Molly Ivins -- 'a truth-seeking missile'
Columnist Molly Ivins was a feisty truth-teller unafraid to battle those who prevented a better world.
By Kinky Friedman, KINKY FRIEDMAN is an author, musician and former candidate for governor of Texas.
February 4, 2007
A true maverick died in Texas last week, and they don't make 'em extra.
There'll always be plenty of George Bushes and John Kerrys to go around; the Crips and the Bloods will trot them out every four years whether we like it or not. But a voice in the wilderness, like the still, small voice within, is a song to be savored while we have it, whether we're listening or not, and when we have lost it, we should mourn for ourselves. Such a voice was that of Molly Ivins.
I met her on the gangplank of Noah's ark. I did not agree with her on a lot of things. Like Sinatra, I've gotten more conservative as I've gotten older. But not Molly.
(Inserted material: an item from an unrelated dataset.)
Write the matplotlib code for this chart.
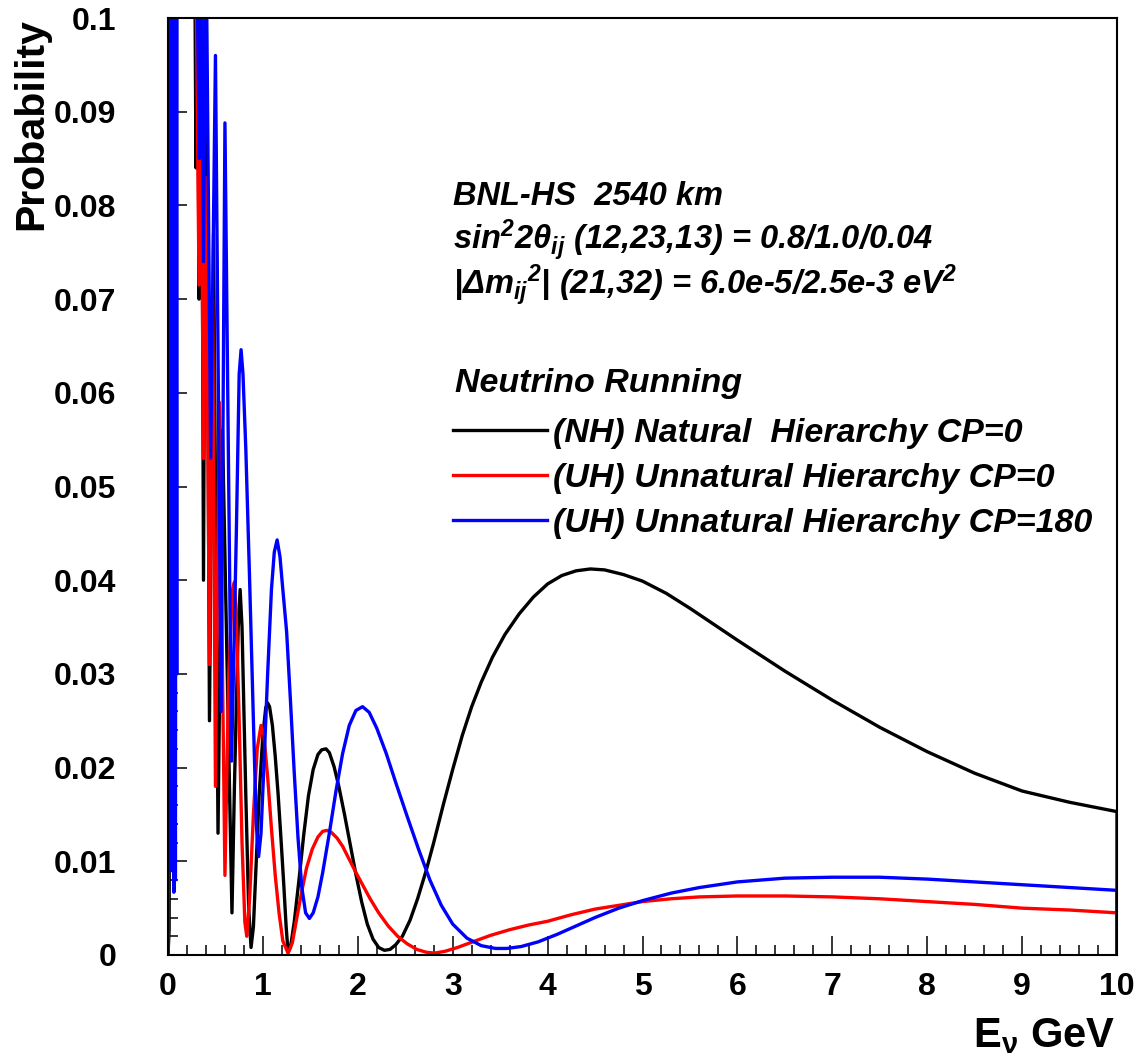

With the awkward grace of a child of our times, she clung to her ideals and notions and hopes, riding against the wind in a state as red as the blood of a dying cowboy. The word I'm looking for is "righteous." Righteous without being self-righteous.
Molly was a truth-seeking missile. She was a devil and an angel and a spiritual chop-buster who went after anybody who got in the way of a better world. Quite often she towered above the people she wrote about. They, as likely as not, were merely the slick, lubricated heads of well-oiled political machines; she was a dreamer, a little girl lost at the county fair, who somehow grew up to be a brave and bawdy and brilliant ball-buster in a state where men have always been men and emus have always been nervous.
In an age in which the five major religions are Bank of America, Wal-Mart, McDonald's, Kentucky Fried Chicken and Starbucks, Molly Ivins was an atheist. The New York Times, which got Herman Melville's name wrong in his obituary, called Molly a "liberal newspaper columnist." The Los Angeles Times said she was a "political humorist and best-selling author." They were right, of course, but those are the words we use when we don't know what to say.